Essas pessoas que a gente conhece sem querer, nos comentários de um blog, ou num grupo no Facebook. Pessoas interessantes (que compartilham dos nossos interesses mais bizarros), a princípio seres aleatórios, mas que vão entrando na nossa vida, na nossa rotina, até que percebemos que já se tornaram como companhias congênitas, daquelas que você quer levar pra vida inteira. Daqueles com quem você quer sair pra falar sobre besteiras, sentado num balanço do departamento de Física, fazendo barulho com o canudinho do refrigerante.
     
Mas eles não estão aqui. 
     
A gente se fala todos os dias, mas quando eles choram, não dá pra abraçar um computador e esperar que ela fique bem. E dar tapas no mouse não é efetivo como forma de expressar nossa indignação quando fazem besteira. Damos risadas, mas às vezes gostaria de escutar como elas soam juntas, sem o som metalizado de um fone de ouvido. Videoconferências não bastam quando ganhamos um brinquedo novo, ou estamos chorando copiosamente. 
     
Nosso calor, tão mais quente quanto o humano, é apenas virtual.
      
Quem sabe quando poderemos nos encontrar?...
    
... 
    
Hoje, mais tarde. Amanhã. Semana que vem. Ano que vem.
    
Nunca? 
   
...
    
...
    
O nunca nunca mudaria.
      
Na falta do calor dos seus abraços, o calor de seu amor e sua amizade aquece meu coração.
       
Posso me virar enquanto nos vemos só nos sonhos.

2 de outubro de 2012

Ícaro

Ícaro foi meu primeiro grande amigo.
     
Éramos como dois filhotes de jumento, sonhando em ter asas para fugir de Creta. 
     
Fomos solitários juntos por muito tempo.
     
Solitários porque chatos. Chatos porque solitários.
      
Desentendíamo-nos da forma mais amigável possível.
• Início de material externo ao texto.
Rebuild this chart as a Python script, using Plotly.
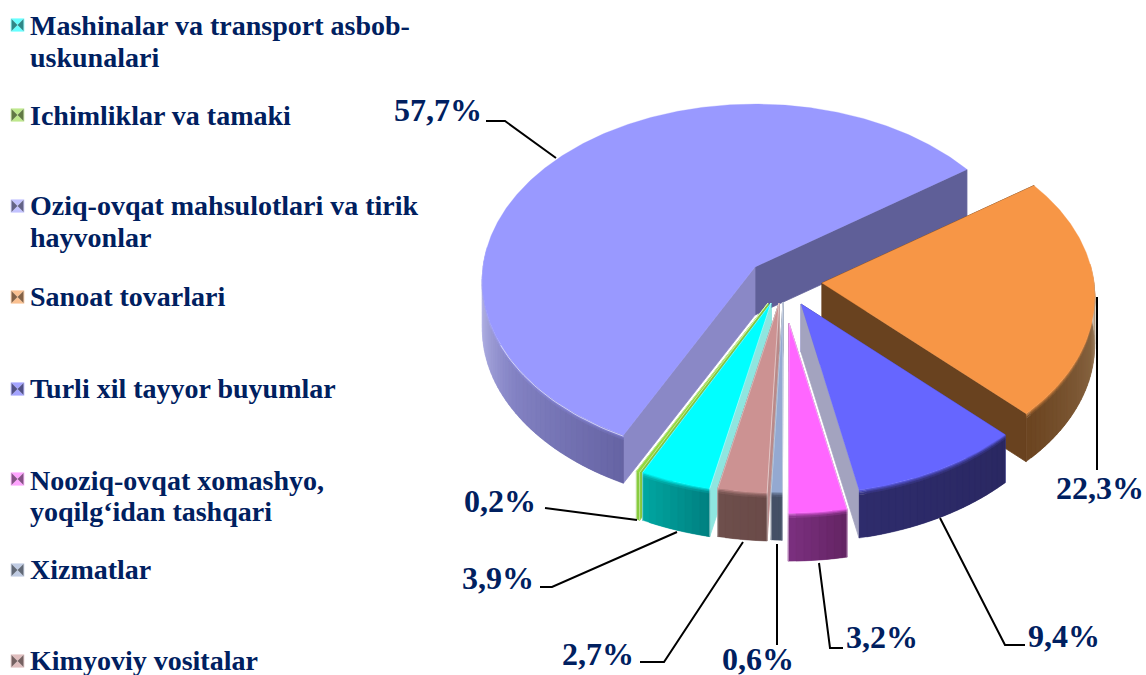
import numpy as np
import plotly.graph_objects as go

# ---------- data ----------
slice_names = ["Oziq-ovqat mahsulotlari va tirik hayvonlar", "Ichimliklar va tamaki",
               "Mashinalar va transport asbob-uskunalari", "Kimyoviy vositalar", "Xizmatlar",
               "Nooziq-ovqat xomashyo, yoqilg‘idan tashqari", "Turli xil tayyor buyumlar", "Sanoat tovarlari"]
slice_values = [57.7, 0.2, 3.9, 2.7, 0.6, 3.2, 9.4, 22.3]
slice_labels = ["57,7%", "0,2%", "3,9%", "2,7%", "0,6%", "3,2%", "9,4%", "22,3%"]
legend_lines = [["Mashinalar va transport asbob-", "uskunalari"], ["Ichimliklar va tamaki"],
                ["Oziq-ovqat mahsulotlari va tirik", "hayvonlar"], ["Sanoat tovarlari"],
                ["Turli xil tayyor buyumlar"], ["Nooziq-ovqat xomashyo,", "yoqilg‘idan tashqari"],
                ["Xizmatlar"], ["Kimyoviy vositalar"]]
legend_slice = [2, 1, 0, 7, 6, 5, 4, 3]

# ---------- style / layout ----------
W, H = 1146, 675
TEXT = "#002060"
FONT = "Liberation Serif"
top_col = ["#9999FF", "#92D83F", "#00FFFF", "#CC9292", "#94A9D1", "#FF66FF", "#6666FF", "#F79646"]
cut_low = ["#5F5F98", "#86C83C", "#00B0B0", "#6E4F4C", "#445066", "#A0409F", "#A3A3BF", "#69421F"]
cut_high = ["#8A88C6", "#86C83C", "#8EE6E0", "#B98A8A", "#7E90B0", "#A0409F", "#4A4AB0", "#69421F"]
wall_stops = [
    [(0, "#E2E2F8"), (.1, "#B4B4E6"), (.5, "#8483C4"), (1, "#6664A4")],
    [(0, "#88CC3F"), (1, "#88CC3F")],
    [(0, "#00A8A2"), (1, "#007F80")],
    [(0, "#6E4F4C"), (1, "#6A4A48")],
    [(0, "#445066"), (1, "#445066")],
    [(0, "#7C3080"), (1, "#632463")],
    [(0, "#2E2C6C"), (1, "#2A2862")],
    [(0, "#6B4420"), (.6, "#85623F"), (.85, "#A58C72"), (1, "#E4DCD2")],
]
apex = [(755, 267), (768, 303), (771, 303), (779, 303), (783, 302), (789, 323), (801, 304), (822, 283)]
hi_visible_last = [True, True, True, True, True, False, False, False]
theta0 = 35.5
RX, RY, K, DEPTH = 272.0, 175.5, 0.077, 48.0

leaders = [[(486, 121), (505, 121), (556, 158)], [(545, 508), (637, 520)], [(540, 587), (552, 587), (677, 532)],
           [(640, 662), (664, 662), (743, 542)], [(777, 544), (777, 645)], [(819, 563), (830, 648), (843, 648)],
           [(940, 518), (1005, 645), (1025, 645)], [(1097, 297), (1097, 470)]]
label_pos = [(438, 110), (500, 501), (498, 578), (598, 654), (758, 659), (882, 637), (1064, 636), (1100, 488)]
legend_y = [[25, 57], [115], [205, 237], [296], [388], [480, 511], [569], [660]]
icon_y = [25, 115, 206, 297, 389, 479, 570, 661]


def hex2rgb(c):
    return np.array([int(c[i:i + 2], 16) for i in (1, 3, 5)], float)


def rgb(a):
    return "rgb(%d,%d,%d)" % tuple(np.clip(np.round(a), 0, 255))


def stop_colour(stops, t):
    ts = [s[0] for s in stops]
    cs = np.array([hex2rgb(s[1]) for s in stops])
    return np.array([np.interp(t, ts, cs[:, i]) for i in range(3)])


def project(a, deg):
    th = np.radians(deg)
    X, Y = np.cos(th), -np.sin(th)
    d = 1 - K * Y
    return a[0] + RX * X / d, a[1] + RY * Y / d


fig = go.Figure()


def poly(xs, ys, fill, line=None, lw=0.8):
    fig.add_trace(go.Scatter(x=list(xs), y=list(ys), mode="lines", fill="toself", fillcolor=fill,
                             line=dict(color=line or fill, width=lw), hoverinfo="skip", showlegend=False))


# angular ranges from the values
ranges = []
lo = theta0
for v in slice_values:
    hi = lo + v * 3.6
    ranges.append((lo, hi))
    lo = hi


def draw_slice(i):
    a = apex[i]
    lo, hi = ranges[i]
    # radial cut faces, the one that can be seen painted last
    faces = [(lo, cut_low[i]), (hi, cut_high[i])]
    if not hi_visible_last[i]:
        faces.reverse()
    for deg, col in faces:
        px, py = project(a, deg)
        poly([a[0], px, px, a[0], a[0]], [a[1], py, py + DEPTH, a[1] + DEPTH, a[1]], col)
    # outer wall: overlapping strips along the front of the arc
    step = max(0.5, min(1.5, (hi - lo) / 6))
    sts = np.arange(lo, hi + 1e-6, step)
    sts = np.append(sts, hi) if sts[-1] < hi else sts
    visible = [d for d in sts if -np.sin(np.radians(d)) > -0.12]
    if i == 7:  # orange runs towards the right silhouette
        t_of = lambda d: (d - lo) / (365 - lo)
    elif i == 0:
        t_of = lambda d: (d - 180) / (hi - 180)
    else:
        t_of = lambda d: (d - lo) / (hi - lo)
    bands = [(0, .03, .7), (.03, .06, .4), (.06, .1, .15), (.1, 1, 0)]
    tc = hex2rgb(top_col[i])
    for j in range(len(visible) - 1):
        d0, d1 = visible[j], visible[j + 1]
        d2 = visible[min(j + 2, len(visible) - 1)]
        x0, y0 = project(a, d0)
        x1, y1 = project(a, d1)
        x2, y2 = project(a, d2)
        t = np.clip(t_of((d0 + d1) / 2), 0, 1)
        base = stop_colour(wall_stops[i], t)
        for f0, f1, mix in bands:
            col = base * (1 - mix) + tc * mix
            poly([x0, x1, x2, x2, x1, x0, x0],
                 [y0 + f0 * DEPTH, y1 + f0 * DEPTH, y2 + f0 * DEPTH, y2 + f1 * DEPTH, y1 + f1 * DEPTH,
                  y0 + f1 * DEPTH, y0 + f0 * DEPTH], rgb(col), lw=0.3)
    # top face
    degs = np.linspace(lo, hi, max(6, int((hi - lo) * 2)))
    px, py = project(a, degs)
    poly([a[0], *px, a[0]], [a[1], *py, a[1]], top_col[i], lw=0.3)


for i in [0, 7, 1, 2, 3, 4, 6, 5]:
    draw_slice(i)

# glossy rim near the front corner of the large slice
rim = np.linspace(ranges[0][1] - 38, ranges[0][1], 30)
rx_, ry_ = project(apex[0], rim)
fig.add_trace(go.Scatter(x=rx_, y=ry_ + 1, mode="lines", line=dict(color="rgba(255,255,255,0.6)", width=1),
                         hoverinfo="skip", showlegend=False))

# small white separators along the radial top edges of the narrow front slices
for i in (1, 2, 3, 4, 5):
    for deg in ranges[i]:
        px, py = project(apex[i], deg)
        fig.add_trace(go.Scatter(x=[apex[i][0], px, px], y=[apex[i][1], py, py + DEPTH], mode="lines",
                                 line=dict(color="rgba(255,255,255,0.6)", width=0.8), hoverinfo="skip", showlegend=False))

# leader lines
for pts in leaders:
    fig.add_trace(go.Scatter(x=[p[0] for p in pts], y=[p[1] for p in pts], mode="lines",
                             line=dict(color="#000000", width=2), hoverinfo="skip", showlegend=False))

annotations = []
for txt, (x, y) in zip(slice_labels, label_pos):
    annotations.append(dict(x=x, y=y, text="<b>%s</b>" % txt, showarrow=False, xanchor="center", yanchor="middle",
                            font=dict(family=FONT, size=32, color=TEXT)))
for lines, ys in zip(legend_lines, legend_y):
    for t, y in zip(lines, ys):
        annotations.append(dict(x=30, y=y, text="<b>%s</b>" % t, showarrow=False, xanchor="left", yanchor="middle",
                                xshift=-2, font=dict(family=FONT, size=28, color=TEXT)))

# bevelled legend keys
shapes = []
S = 6.5
for idx, y in zip(legend_slice, icon_y):
    x = 17.5
    base = hex2rgb(top_col[idx])
    light = rgb(base * .6 + 255 * .4)
    pale = rgb(base * .35 + 255 * .65)
    dark = rgb(base * .35 + np.array([70, 70, 70]) * .65)
    tri = [((-S, -S), (S, -S), light), ((-S, S), (S, S), light), ((-S, -S), (-S, S), dark), ((S, -S), (S, S), dark)]
    for p, q, c in tri:
        shapes.append(dict(type="path", xref="x", yref="y",
                           path="M%g,%g L%g,%g L%g,%g Z" % (x + p[0], y + p[1], x + q[0], y + q[1], x, y),
                           fillcolor=c, line=dict(width=0)))
    shapes.append(dict(type="rect", xref="x", yref="y", x0=x - S, x1=x + S, y0=y - S, y1=y + S,
                       line=dict(color=pale, width=1), fillcolor="rgba(0,0,0,0)"))

fig.update_layout(width=W, height=H, margin=dict(l=0, r=0, t=0, b=0), paper_bgcolor="white", plot_bgcolor="white",
                  xaxis=dict(range=[0, W], visible=False, fixedrange=True),
                  yaxis=dict(range=[H, 0], visible=False, fixedrange=True),
                  annotations=annotations, shapes=shapes, showlegend=False)
fig.write_html("out.html", config={"displayModeBar": False},
               post_script="document.body.style.margin='0';document.body.style.overflow='hidden';")
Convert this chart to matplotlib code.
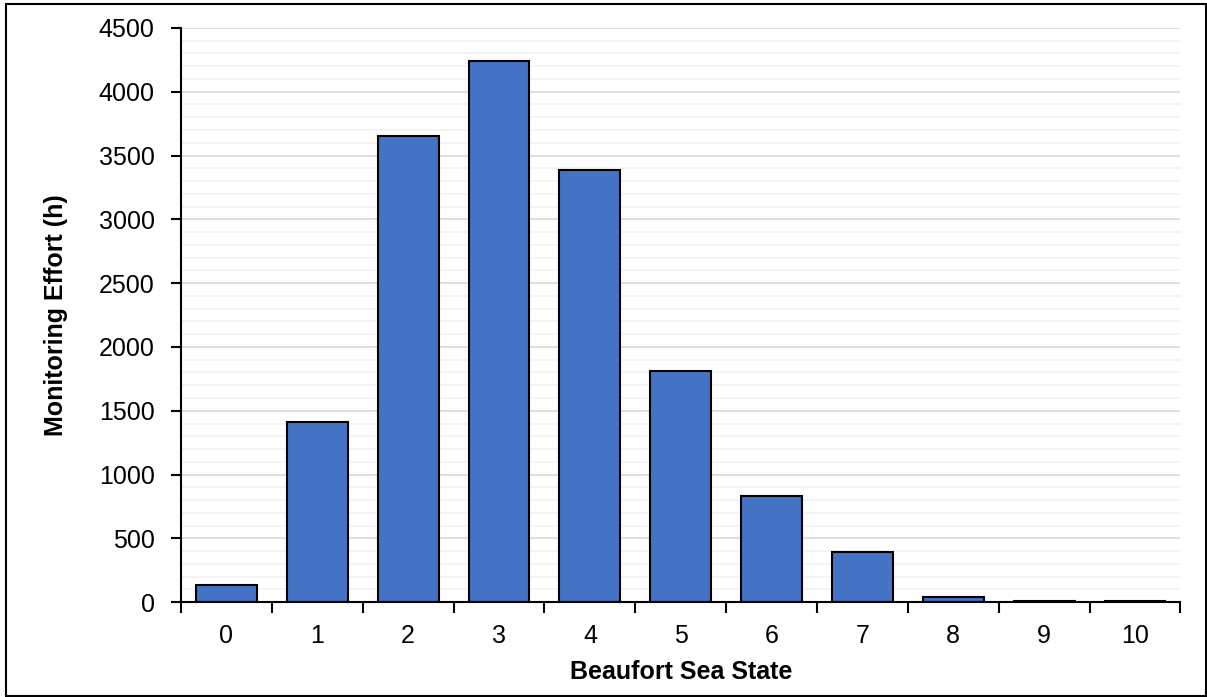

Entendíamo-nos da forma mais mal educada possível.
      
Passamos pelas fases mais difíceis lado a lado. Acabamos nos acostumando com nossas chatices e frescuras. Como irmãos de alma. A cada ano, refletíamos sobre o passado como se mês passado fosse muito tempo atrás. 
     
Hoje, quase sete anos depois, parece que ontem mesmo nos conhecemos.
      
Aparecia lá em casa às vezes sem avisar. Mamãe já esperava sua presença. Comia muito. Perdia peso com o tempo. E cresceu, como cresceu. Ficou tão alto.
        
Fizemos nossas asas usando penas de aves imaginárias, coladas com fé e esperança. Deixamo-las escondidas numa sala cordiforme, sem portas ou janelas, que só o futuro poderia abrir.
       
Também tivemos nossos tempos de rompimento. Coisas demais sempre eram ditas, mas às vezes elas doíam demais. Foram dias de desespero, esses em que nos tratamos como estranhos.
     
Porém, foram bons dias de desespero. Bons porque, um dia, acabaram. Terminamos a primeira fase com uma vida de sobra.
      
Hoje, Ícaro já cresceu o bastante para usar as asas que fizemos. Realmente podíamos ser pássaros, afinal. 
     
Alçou voo alguns dias atrás. 
       
    
E, se um dia o calor da vida mirrar a cola que segura suas penas, eu estarei lá para que o mar não o engula.